── Material provided ──

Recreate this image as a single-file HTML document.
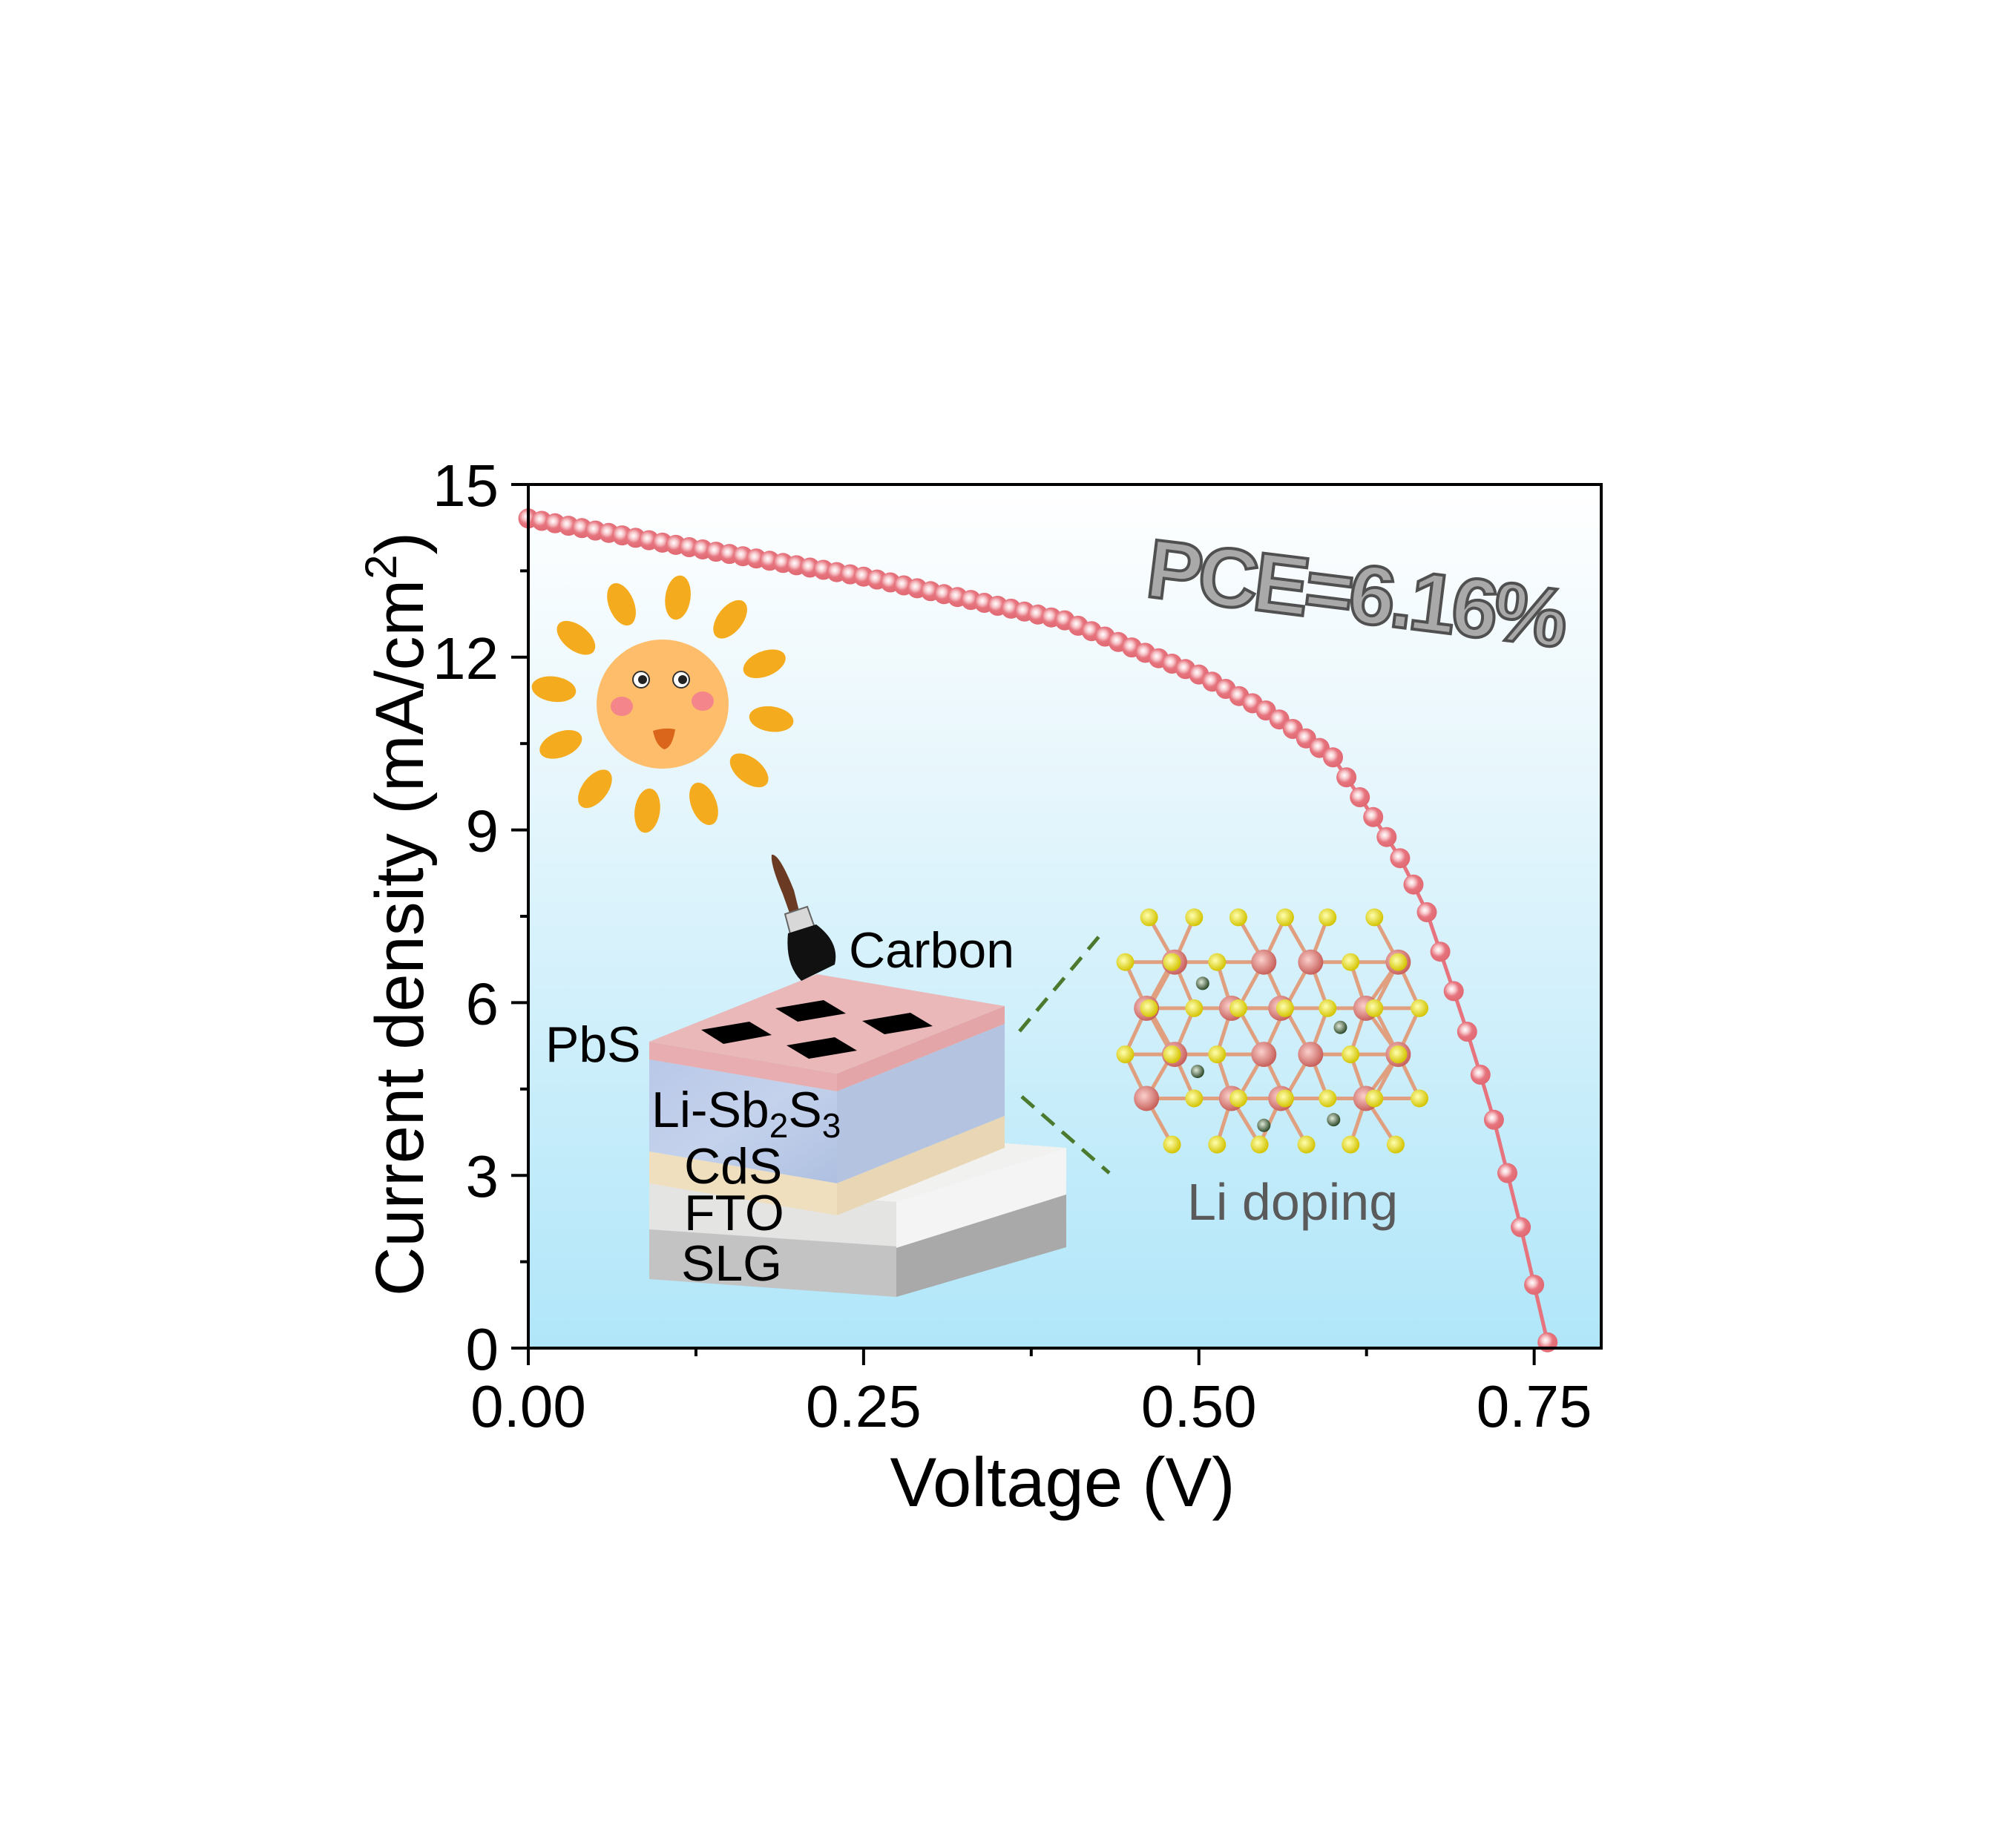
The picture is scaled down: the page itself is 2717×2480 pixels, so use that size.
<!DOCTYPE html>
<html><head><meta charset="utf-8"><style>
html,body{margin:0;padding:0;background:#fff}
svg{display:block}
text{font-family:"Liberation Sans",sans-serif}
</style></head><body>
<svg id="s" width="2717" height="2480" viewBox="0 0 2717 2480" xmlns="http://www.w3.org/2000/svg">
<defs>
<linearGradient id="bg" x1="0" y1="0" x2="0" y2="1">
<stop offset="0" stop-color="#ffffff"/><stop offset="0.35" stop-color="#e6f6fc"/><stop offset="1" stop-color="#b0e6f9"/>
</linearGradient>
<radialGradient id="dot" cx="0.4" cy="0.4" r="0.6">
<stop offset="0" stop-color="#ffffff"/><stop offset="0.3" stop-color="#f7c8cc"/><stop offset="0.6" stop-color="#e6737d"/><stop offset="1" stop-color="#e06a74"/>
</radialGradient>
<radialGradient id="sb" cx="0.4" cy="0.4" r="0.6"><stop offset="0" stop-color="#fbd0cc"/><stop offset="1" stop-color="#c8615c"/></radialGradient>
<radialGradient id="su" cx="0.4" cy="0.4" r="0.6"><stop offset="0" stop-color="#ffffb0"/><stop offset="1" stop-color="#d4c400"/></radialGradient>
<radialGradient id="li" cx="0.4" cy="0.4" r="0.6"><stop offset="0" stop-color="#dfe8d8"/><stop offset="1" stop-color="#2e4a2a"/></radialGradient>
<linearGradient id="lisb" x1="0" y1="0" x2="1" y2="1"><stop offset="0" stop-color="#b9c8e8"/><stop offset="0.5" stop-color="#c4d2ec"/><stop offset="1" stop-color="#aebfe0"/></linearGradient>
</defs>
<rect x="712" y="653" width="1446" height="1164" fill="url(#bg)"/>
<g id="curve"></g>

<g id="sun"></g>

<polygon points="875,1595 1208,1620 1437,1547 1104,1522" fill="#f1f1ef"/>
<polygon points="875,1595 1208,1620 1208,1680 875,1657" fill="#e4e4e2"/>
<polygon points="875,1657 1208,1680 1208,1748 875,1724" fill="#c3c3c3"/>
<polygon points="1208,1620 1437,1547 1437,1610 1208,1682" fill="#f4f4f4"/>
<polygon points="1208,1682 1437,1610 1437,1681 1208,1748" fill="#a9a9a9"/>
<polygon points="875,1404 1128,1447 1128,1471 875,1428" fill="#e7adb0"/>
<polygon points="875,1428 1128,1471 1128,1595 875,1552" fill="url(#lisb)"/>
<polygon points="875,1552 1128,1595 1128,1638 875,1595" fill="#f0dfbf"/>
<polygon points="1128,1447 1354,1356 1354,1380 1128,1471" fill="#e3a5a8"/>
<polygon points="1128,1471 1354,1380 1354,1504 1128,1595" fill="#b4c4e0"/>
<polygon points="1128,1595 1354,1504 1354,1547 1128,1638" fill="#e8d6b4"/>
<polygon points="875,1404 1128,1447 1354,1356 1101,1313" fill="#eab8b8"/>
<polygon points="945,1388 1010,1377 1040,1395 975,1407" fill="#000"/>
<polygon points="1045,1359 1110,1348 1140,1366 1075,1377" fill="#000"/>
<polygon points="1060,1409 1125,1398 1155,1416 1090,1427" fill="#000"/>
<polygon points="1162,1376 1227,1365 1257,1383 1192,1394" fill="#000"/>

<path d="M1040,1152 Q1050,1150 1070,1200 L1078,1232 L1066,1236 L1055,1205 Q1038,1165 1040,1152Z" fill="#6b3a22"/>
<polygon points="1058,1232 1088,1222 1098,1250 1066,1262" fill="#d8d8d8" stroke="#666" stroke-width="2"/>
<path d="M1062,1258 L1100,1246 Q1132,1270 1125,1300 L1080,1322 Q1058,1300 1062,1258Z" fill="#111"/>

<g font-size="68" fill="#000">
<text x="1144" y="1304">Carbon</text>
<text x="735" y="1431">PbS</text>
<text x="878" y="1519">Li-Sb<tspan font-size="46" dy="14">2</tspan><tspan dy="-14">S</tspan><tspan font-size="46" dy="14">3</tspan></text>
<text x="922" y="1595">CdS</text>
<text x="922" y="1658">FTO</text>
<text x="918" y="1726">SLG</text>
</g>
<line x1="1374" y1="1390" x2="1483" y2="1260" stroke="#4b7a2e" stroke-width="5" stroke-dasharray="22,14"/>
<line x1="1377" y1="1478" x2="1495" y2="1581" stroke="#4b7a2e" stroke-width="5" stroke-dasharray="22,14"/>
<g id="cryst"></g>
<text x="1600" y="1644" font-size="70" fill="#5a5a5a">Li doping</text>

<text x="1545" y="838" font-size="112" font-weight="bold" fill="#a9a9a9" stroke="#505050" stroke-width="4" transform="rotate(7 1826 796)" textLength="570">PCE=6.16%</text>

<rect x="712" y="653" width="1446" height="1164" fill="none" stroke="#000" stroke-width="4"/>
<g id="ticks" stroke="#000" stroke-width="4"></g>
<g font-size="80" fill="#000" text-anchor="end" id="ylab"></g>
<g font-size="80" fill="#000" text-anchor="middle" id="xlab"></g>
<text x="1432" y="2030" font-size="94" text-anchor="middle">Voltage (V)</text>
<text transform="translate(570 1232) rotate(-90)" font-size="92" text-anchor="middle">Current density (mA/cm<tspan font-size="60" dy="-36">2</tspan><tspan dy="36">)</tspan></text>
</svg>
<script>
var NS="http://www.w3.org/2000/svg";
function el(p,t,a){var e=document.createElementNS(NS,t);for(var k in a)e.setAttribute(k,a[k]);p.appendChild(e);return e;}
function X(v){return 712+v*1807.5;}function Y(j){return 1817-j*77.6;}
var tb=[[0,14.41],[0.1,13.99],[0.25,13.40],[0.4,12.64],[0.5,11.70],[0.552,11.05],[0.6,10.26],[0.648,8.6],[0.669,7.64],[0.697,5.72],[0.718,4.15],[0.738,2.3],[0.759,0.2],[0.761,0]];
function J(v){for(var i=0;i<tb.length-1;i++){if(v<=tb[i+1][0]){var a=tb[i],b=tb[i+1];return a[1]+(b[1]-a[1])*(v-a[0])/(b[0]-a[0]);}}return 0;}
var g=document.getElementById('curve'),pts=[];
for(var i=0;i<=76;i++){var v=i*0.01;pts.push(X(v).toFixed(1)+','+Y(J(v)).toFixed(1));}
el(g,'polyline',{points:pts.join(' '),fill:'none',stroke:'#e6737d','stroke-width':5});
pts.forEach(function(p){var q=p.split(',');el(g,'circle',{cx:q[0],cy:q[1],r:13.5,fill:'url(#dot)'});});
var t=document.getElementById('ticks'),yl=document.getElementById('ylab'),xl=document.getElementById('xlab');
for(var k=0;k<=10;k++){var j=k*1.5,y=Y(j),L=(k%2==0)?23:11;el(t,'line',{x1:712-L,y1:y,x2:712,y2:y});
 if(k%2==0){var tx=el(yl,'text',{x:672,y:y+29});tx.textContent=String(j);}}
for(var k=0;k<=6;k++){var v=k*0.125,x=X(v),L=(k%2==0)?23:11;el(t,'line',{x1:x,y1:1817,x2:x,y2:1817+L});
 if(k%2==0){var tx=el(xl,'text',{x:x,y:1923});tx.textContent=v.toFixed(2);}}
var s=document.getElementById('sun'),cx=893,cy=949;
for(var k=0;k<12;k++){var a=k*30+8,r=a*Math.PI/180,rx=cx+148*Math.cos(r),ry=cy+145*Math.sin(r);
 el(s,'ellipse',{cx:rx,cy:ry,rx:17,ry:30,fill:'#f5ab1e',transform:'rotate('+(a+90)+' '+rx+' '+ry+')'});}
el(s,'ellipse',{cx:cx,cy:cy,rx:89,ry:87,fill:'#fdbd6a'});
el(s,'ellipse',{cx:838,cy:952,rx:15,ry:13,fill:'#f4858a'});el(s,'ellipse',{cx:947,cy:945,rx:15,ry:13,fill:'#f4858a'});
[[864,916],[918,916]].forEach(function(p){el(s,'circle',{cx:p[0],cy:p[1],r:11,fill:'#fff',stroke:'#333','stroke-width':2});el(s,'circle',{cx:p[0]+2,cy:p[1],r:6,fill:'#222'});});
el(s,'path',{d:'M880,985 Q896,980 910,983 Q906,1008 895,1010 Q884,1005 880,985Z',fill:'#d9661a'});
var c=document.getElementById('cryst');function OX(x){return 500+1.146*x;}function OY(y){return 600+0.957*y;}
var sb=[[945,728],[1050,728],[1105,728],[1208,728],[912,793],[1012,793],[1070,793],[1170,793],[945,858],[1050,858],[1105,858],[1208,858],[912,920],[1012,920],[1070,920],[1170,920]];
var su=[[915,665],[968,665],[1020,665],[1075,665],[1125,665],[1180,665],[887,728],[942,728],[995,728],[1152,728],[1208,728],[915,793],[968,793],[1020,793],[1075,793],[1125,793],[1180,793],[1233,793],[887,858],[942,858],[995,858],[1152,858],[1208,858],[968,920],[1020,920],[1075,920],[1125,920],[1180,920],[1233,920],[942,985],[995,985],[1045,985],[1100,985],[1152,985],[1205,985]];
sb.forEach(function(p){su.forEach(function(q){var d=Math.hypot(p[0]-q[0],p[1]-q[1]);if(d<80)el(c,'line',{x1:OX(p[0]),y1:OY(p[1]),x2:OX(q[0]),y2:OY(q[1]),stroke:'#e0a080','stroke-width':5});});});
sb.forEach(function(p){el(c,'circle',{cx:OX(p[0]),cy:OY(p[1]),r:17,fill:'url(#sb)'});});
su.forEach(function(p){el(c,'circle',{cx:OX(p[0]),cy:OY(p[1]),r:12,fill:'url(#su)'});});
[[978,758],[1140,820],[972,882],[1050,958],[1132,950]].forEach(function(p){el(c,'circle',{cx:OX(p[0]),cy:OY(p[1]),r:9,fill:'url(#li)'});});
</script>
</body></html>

───

## What is asked
From the data above, copy each line that has the string "document".

## Problem solution
Recreate this image as a single-file HTML document.
function el(p,t,a){var e=document.createElementNS(NS,t);for(var k in a)e.setAttribute(k,a[k]);p.appendChild(e);return e;}
var g=document.getElementById('curve'),pts=[];
var t=document.getElementById('ticks'),yl=document.getElementById('ylab'),xl=document.getElementById('xlab');
var s=document.getElementById('sun'),cx=893,cy=949;
var c=document.getElementById('cryst');function OX(x){return 500+1.146*x;}function OY(y){return 600+0.957*y;}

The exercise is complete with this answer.